C’est-à-dire l’art de se réapproprier son corps, sa propre énergie vitale, au service de sa vision.
« Tout ce qui est inconscient émerge et nous sert au lieu de nous desservir. Cela passe par la méditation, le travail du corps, l’étirement, la pratique des arts martiaux avec le Tai-chi et le Kung-fu ainsi que le Qi Gong. »
Mais aussi à travers le travail du second cerveau, le ventre, par la libération viscérale.
« Le cœur de mon enseignement réside dans le développement de la lumière sur l’essence féminine, en passant par la réunification du cœur, sa vibration hormonale et sa vibration sexuelle, créatrice et sensuelle. »
« On dit souvent qu’il faut monter vers la lumière mais on oublie qu’elle est à l’intérieur : en allant vers soi, en s’aimant soi-même et en se mettant à l’écoute. »
Lumière et vivance sont un mantra qu’elle nous murmure.

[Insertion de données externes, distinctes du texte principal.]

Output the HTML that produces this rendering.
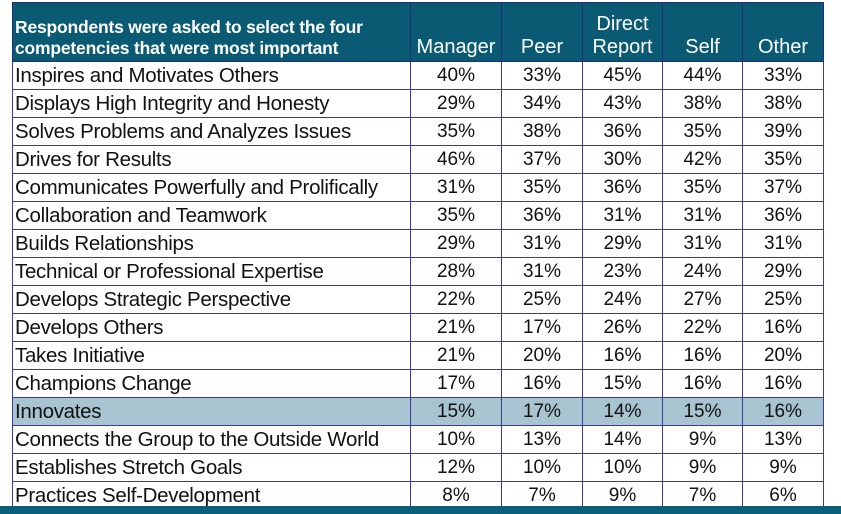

« À l’heure d’aujourd’hui, la femme n’est pas vivante car il y a énormément de tabous sur son corps. Elle est sous le joug du regard des autres, à ne surtout pas oser, ni se mettre en avant. »
Nous terminons cet échange avec ce travail interne de la fusion du yin et yang, comme un échange de plumes, « 3 amis en quête de sagesse ».
« Il faut que le Yin et le Yang se rejoignent dans la paix : que les femmes soient plus visibles et osent leur lumière. Que les hommes mettent un peu plus de Yin dans leur Yang en s’adoucissant et en osant leurs émotions. »
Nombre de choses sont à reconquérir. Mais une même quête est dépeinte, cette harmonie réunissant l’humanité dans un équilibre prospère.
« Entrer dans la neutralité émotionnelle pour nous faire sortir de la dualité. Sortir du conflit et prendre conscience de notre propre histoire pour comprendre notre force. »
1 Discipline traditionnelle chinoise fondée sur la libération de l’énergie vitale, associant mouvements fluides, exercices respiratoires et concentration de l’esprit.
2 Genre de théâtre populaire italien, né au XVIe siècle, où des acteurs masqués improvisent des comédies marquées par la naïveté, la ruse et l’ingéniosité.
3 Fait référence à la méthode brechtienne : faire sentir l’émotion sans s’y perdre.